Quizás entre estas demandas, las de mayor trascendencia hayan sido las llevadas a cabo en Bolivia bajo el liderazgo de Evo Morales, gran parte de las cuales fueron plasmadas en la Constitución, dando nacimiento al Estado Plurinacional que, a pesar de la oposición de los grupos oligárquicos, rige dicha nación. Esto no obvia el hecho que se continúe hostigando a los indígenas de ese país, al igual que en Perú, padeciendo golpizas, humillaciones e insultos de parte de aquellos que pretenden secesionar la nación, escudándose con el pretexto de querer vivir bajo un régimen democrático y asumiendo una conducta y un lenguaje abiertamente supremacistas.

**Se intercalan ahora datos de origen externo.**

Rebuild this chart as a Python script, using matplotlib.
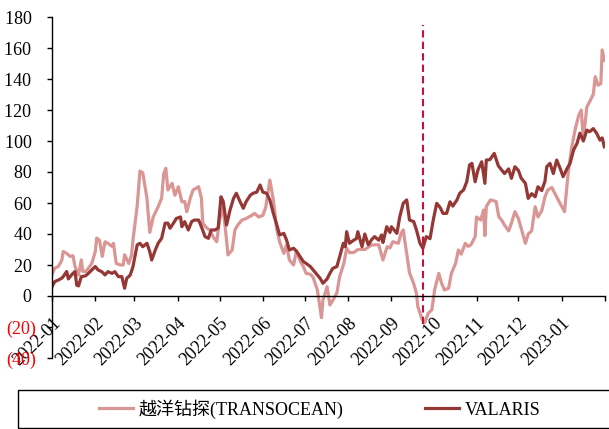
import matplotlib
matplotlib.use("Agg")
import matplotlib.pyplot as plt
from matplotlib.patches import Rectangle
import pandas as pd

plt.rcParams['font.family'] = ['Liberation Serif', 'Noto Sans CJK SC']

START = pd.Timestamp('2022-01-01')

# Share-price change since the start of 2022 (%), sampled by days since START
tr_days = [0, 2, 4.5, 7, 8, 10.5, 13, 15, 16.5, 19,
           21, 22, 24, 26, 28.5, 31, 32, 34, 36, 38,
           40, 43, 44, 46, 49, 51, 52, 55, 57, 58,
           61, 63, 65, 68, 70, 72.5, 76, 78.5, 80, 81.5,
           83, 86, 88, 90.5, 93, 95, 96.5, 99, 101, 105,
           107, 108, 111, 113, 115.5, 118, 120, 122.5, 125, 126,
           129, 131, 133, 136, 139, 143, 145, 148, 151, 153,
           156, 158.5, 161, 163, 166, 168, 170, 173, 175, 178,
           180, 182, 185, 187, 190, 192, 193, 194, 197, 199,
           201, 204, 206, 209, 211, 213, 216, 219, 224, 229,
           234, 237, 240, 242, 244, 248, 250, 251.5, 254, 256,
           259, 261, 262, 265, 267, 269.5, 272, 274, 277, 279,
           281, 284, 286, 289, 291, 293, 296, 298, 300, 303,
           304, 307, 309, 310, 311, 314, 318, 320, 322, 324,
           327, 329, 331.5, 334, 336, 339, 341, 343.5, 346, 348,
           350.7, 353, 355, 358, 360, 362.5, 365, 367, 369.7, 372,
           374.5, 377, 379, 380.5, 383, 385, 387.6, 389, 391, 393,
           394, 395.5]
tr_vals = [14, 18, 19, 23, 28.7, 27.5, 25.5, 26, 19, 13.6,
           23.3, 16, 15.8, 17.8, 21, 28.7, 37.4, 36, 25.5, 35,
           34, 32, 34, 21, 20, 20, 26.6, 21, 26.6, 36.3,
           58, 80.6, 79.5, 63, 41, 51, 57.6, 63, 79, 82.4,
           68.4, 72.7, 65, 70.5, 60.8, 61, 54.4, 63, 68.4, 70.5,
           63, 47, 43.7, 42.6, 38, 35, 49, 57.6, 36, 26.5,
           29.7, 42.6, 45.8, 49, 50, 52, 53.3, 51, 52, 57,
           74.8, 62, 42.6, 35, 27.5, 33, 23.2, 20, 29, 22,
           19, 14.6, 14, 12, 4, -8, -14, -2.6, 6, -5.8,
           -3, 2, 12.5, 21, 30.8, 28, 28, 30, 30, 33,
           33, 23.2, 31.8, 31, 35, 34, 40.4, 42.6, 27.5, 15,
           8, 1.7, -7, -15, -17, -11, -9, 4, 14.6, 8.2,
           3.9, 5, 14.6, 21, 29.7, 27, 34, 32, 33, 38.3,
           51, 49, 55.5, 39, 57.6, 62, 61, 51, 49, 45.8,
           42, 47, 54.4, 50, 43.7, 34, 40, 42, 57.6, 51,
           55, 64, 68.4, 70, 66.3, 62, 57.6, 54.4, 80, 95,
           107, 116, 120, 101, 122, 125.4, 130, 141.5, 136, 137,
           158.7, 152]

va_days = [0, 2, 4.5, 7, 8, 10.5, 11.7, 13, 15, 16.5,
           17.7, 19, 21, 24, 26, 28.5, 31, 33, 35.6, 38,
           40, 43, 45, 47.5, 50, 52, 53.5, 56, 58, 61,
           63, 65, 68, 70, 71.4, 74, 76, 78.5, 81, 83,
           84.5, 87, 89, 92, 93, 95, 97.6, 100, 102, 105,
           107, 109.6, 112, 114, 117, 119, 121, 122.6, 125, 127.5,
           130, 132, 134.6, 137, 139, 142, 144, 146.6, 149, 151,
           153.6, 156, 158.5, 161, 163, 166, 168, 170, 173, 175,
           177.6, 180, 182, 185, 187, 189.5, 192, 194, 197, 199,
           201, 204, 206, 208.6, 210, 211, 213, 216, 218, 219,
           222, 224, 226.5, 229, 231, 234, 236, 237, 239.7, 242,
           243, 247, 249, 251.5, 254, 256, 259, 261, 263.5, 265.6,
           268, 270.7, 273, 275.5, 278, 280, 282.6, 285, 287, 290,
           292, 294.7, 297, 299, 300.7, 303, 305, 307.7, 310, 311,
           313.6, 316.7, 319.6, 322, 324, 327, 329, 331.5, 334, 336,
           339, 341, 343.5, 346, 348, 350.7, 353, 354.3, 356.6, 359,
           361.4, 364, 366, 368.7, 371, 373.5, 376, 378, 380.5, 383,
           385, 387.6, 390, 392.4, 394, 395.5]
va_vals = [6, 9.3, 10.3, 11.5, 12.5, 15.8, 11, 12.5, 14.6, 15.8,
           7, 6.5, 12.5, 13, 14.6, 16.8, 19, 16.8, 15.7, 13.6,
           15.7, 14.6, 15.7, 12.5, 12.5, 5, 11.4, 13.5, 19, 33,
           34, 31.8, 34, 28.6, 23.2, 29.7, 34, 37.2, 47, 47,
           43.7, 47, 50, 51, 44.7, 48, 42.6, 48, 49, 49,
           44.7, 38.3, 37.2, 42.6, 42.6, 44, 64, 61, 45.8, 55.5,
           63, 66.3, 61, 56.6, 60.8, 65, 66.3, 67, 71.6, 67,
           66.3, 62, 53.3, 45.8, 39.4, 40.4, 36, 29.7, 30.8, 29,
           25.4, 22.2, 21, 19, 16.8, 14, 11.4, 8.2, 11, 14.6,
           17.8, 19, 25.4, 34, 31.8, 41.5, 34, 36, 37, 41.5,
           31.8, 40, 33, 36.5, 38.3, 36, 39.4, 34.5, 44.7, 41,
           44.7, 40.4, 51, 59.8, 62, 49, 48, 42.6, 34, 30.8,
           38.3, 37, 49, 59.8, 57, 53.3, 53.3, 60.8, 58, 62,
           66.3, 68.4, 73.7, 84.5, 85.6, 73.7, 81.3, 86.6, 72.7, 87.7,
           88, 92, 84, 81.3, 79, 82, 75.9, 83.4, 81, 76,
           72.7, 63, 66, 64, 70.5, 68, 74, 83.4, 85.6, 79,
           87.7, 82, 77, 82, 85.6, 94.2, 98.5, 105, 100, 107,
           106, 108, 105, 100.6, 102, 96.3]

series_names = ['越洋钻探(TRANSOCEAN)', 'VALARIS']
marker_date = '2022-09-24'
marker_span = [-18, 175]

y_ticks = list(range(-40, 181, 20))
y_labels = ['(40)', '(20)'] + [f'{v} ' for v in y_ticks[2:]]
month_ticks = pd.date_range('2022-01-01', '2023-02-01', freq='MS')
month_labels = [d.strftime('%Y-%m') for d in month_ticks[:-1]] + ['']

C_TR = '#D99694'
C_VA = '#953735'
C_MARK = '#C0143C'


def to_dates(days):
    return START + pd.to_timedelta(days, unit='D')


fig = plt.figure(figsize=(6.09, 4.29), dpi=100)
ax = fig.add_axes([52 / 609, 71 / 429, 553 / 609, 341 / 429])

ax.plot(to_dates(tr_days), tr_vals, color=C_TR, lw=2.3, label=series_names[0],
        solid_joinstyle='round')
ax.plot(to_dates(va_days), va_vals, color=C_VA, lw=2.3, label=series_names[1],
        solid_joinstyle='round')
md = pd.Timestamp(marker_date)
ax.plot([md, md], marker_span, color=C_MARK, lw=1.5, dashes=(3.5, 2))

ax.set_xlim(month_ticks[0], month_ticks[-1])
ax.set_ylim(-40, 180)
ax.set_yticks(y_ticks)
ax.set_yticklabels(y_labels)
ax.set_xticks(month_ticks)
ax.set_xticklabels(month_labels)

for side in ('top', 'right'):
    ax.spines[side].set_visible(False)
ax.spines['bottom'].set_position(('data', 0))
for side in ('left', 'bottom'):
    ax.spines[side].set_linewidth(1.0)
    ax.spines[side].set_color('black')

ax.tick_params(axis='x', direction='out', length=3.6, width=1.0, pad=10,
               labelsize=13, labelrotation=45)
ax.tick_params(axis='y', direction='out', length=3.6, width=1.0, pad=8,
               labelsize=13)

for lbl in ax.get_xticklabels():
    lbl.set_horizontalalignment('right')
    lbl.set_verticalalignment('top')
    lbl.set_rotation_mode('anchor')
for lbl, v in zip(ax.get_yticklabels(), y_ticks):
    lbl.set_color('red' if v < 0 else 'black')

# legend frame along the bottom of the figure
fig.patches.append(Rectangle((18 / 609, 1 / 429), 600 / 609, 38 / 429,
                             transform=fig.transFigure, fill=False,
                             edgecolor='black', lw=1.0))
fig.legend(loc='center left', bbox_to_anchor=(99 / 609, 20 / 429),
           ncol=2, frameon=False, fontsize=13, borderpad=0, borderaxespad=0,
           handlelength=1.9, handletextpad=0.3, columnspacing=4.5)

fig.savefig('out.png', dpi=100)
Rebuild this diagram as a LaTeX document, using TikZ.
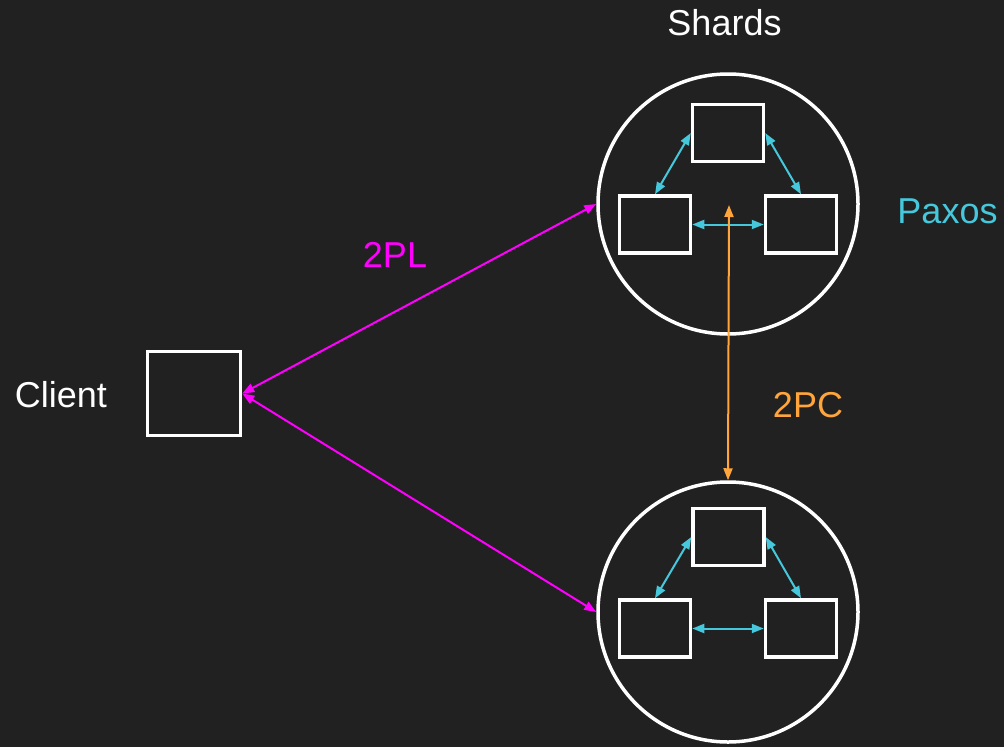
\documentclass[tikz,border=0pt]{standalone}
\usepackage{fontspec}
\setmainfont{Liberation Sans}
\usetikzlibrary{arrows.meta}
\definecolor{bg}{HTML}{212121}
\definecolor{mag}{HTML}{FF00FF}
\definecolor{cy}{HTML}{46C8DC}
\definecolor{orng}{HTML}{FFA53C}
\begin{document}
\begin{tikzpicture}[x=1pt,y=-1pt,
  shardbox/.style={draw=white,line width=3.5pt,rectangle,minimum width=71pt,minimum height=57pt,inner sep=0pt},
  shardcircle/.style={draw=white,line width=3.5pt,circle,minimum size=260pt,inner sep=0pt},
  clientbox/.style={draw=white,line width=3.5pt,rectangle,minimum width=93pt,minimum height=84pt,inner sep=0pt},
  lbl/.style={font=\fontsize{36}{40}\selectfont,anchor=base,inner sep=0pt},
  paxarrow/.style={draw=cy,line width=2pt,{Triangle[length=12pt,width=9pt]}-{Triangle[length=12pt,width=9pt]}},
  plarrow/.style={draw=mag,line width=2pt,{Triangle[length=12pt,width=9pt]}-{Triangle[length=12pt,width=9pt]}},
  pcarrow/.style={draw=orng,line width=2pt,{Triangle[length=12pt,width=9pt]}-{Triangle[length=12pt,width=9pt]}}
]
\fill[bg] (0,0) rectangle (1004,747);
\useasboundingbox (0,0) rectangle (1004,747);

% shards
\node[shardcircle] (topc) at (728,204) {};
\node[shardcircle] (botc) at (728,612) {};

\node[shardbox] (t1) at (728,133) {};
\node[shardbox] (t2) at (655,224.5) {};
\node[shardbox] (t3) at (801,224.5) {};

\node[shardbox] (b1) at (728.5,537) {};
\node[shardbox] (b2) at (655,628.5) {};
\node[shardbox] (b3) at (801,628.5) {};

\node[clientbox] (client) at (194,393.5) {};

% paxos arrows
\draw[paxarrow] (t1.west) -- (t2.north);
\draw[paxarrow] (t1.east) -- (t3.north);
\draw[paxarrow] (t2.east) -- (t3.west);
\draw[paxarrow] (b1.west) -- (b2.north);
\draw[paxarrow] (b1.east) -- (b3.north);
\draw[paxarrow] (b2.east) -- (b3.west);

% 2PL arrows
\draw[plarrow] (client.east) -- (topc.west);
\draw[plarrow] (client.east) -- (botc.west);

% 2PC arrow
\coordinate (pctop) at (729,205);
\draw[pcarrow] (botc.north) -- (pctop);

% labels
\node[lbl,text=white] (shards) at (724.5,35) {Shards};
\node[lbl,text=white] (clientlbl) at (61,407) {Client};
\node[lbl,text=mag] (pl) at (395,267) {2PL};
\node[lbl,text=orng] (pc) at (808,417) {2PC};
\node[lbl,text=cy] (paxos) at (947.5,223) {Paxos};
\end{tikzpicture}
\end{document}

Como bien lo refleja Ricardo Virhuez, "lo que empezó el siglo XVI continúa en el XXI. Todavía los llamamos indios, indígenas, amerindios y no reconocemos sus nombres propios. Todavía les arrebatamos las tierras para beneficio de mineras y petroleras. Todavía insultamos su rica cultura llamándola mitos, cosmovisión, rituales, sagrados. Todavía creemos que sus fiestas y alegrías son folclore, y su arte que viene desde el nacimiento de la humanidad es artesanía. Todavía no comprendemos su equilibrada visión y relación con la naturaleza y les inventamos religiones y dioses. Están ahí y no los vemos. Ellos son nosotros y no podemos vernos". Sin embargo, hay una realidad que no podrá ocultarse: los pueblos indígenas han irrumpido con voz propia en los escenarios políticos de nuestros países, apoyándose para ello en su cosmovisión y sus costumbres ancestrales, lo que ha permitido imprimirle un sello de originalidad a las propuestas de transformación estructural en oposición al actual modelo civilizatorio. Esto, por otra parte, incide en la percepción tradicional que se tiene respecto a la naturaleza y las demás personas, en lo que será, sin duda, una sucesión de cambios en el modo de entender la vida en sociedad, al margen de cuál sea la denominación que le demos.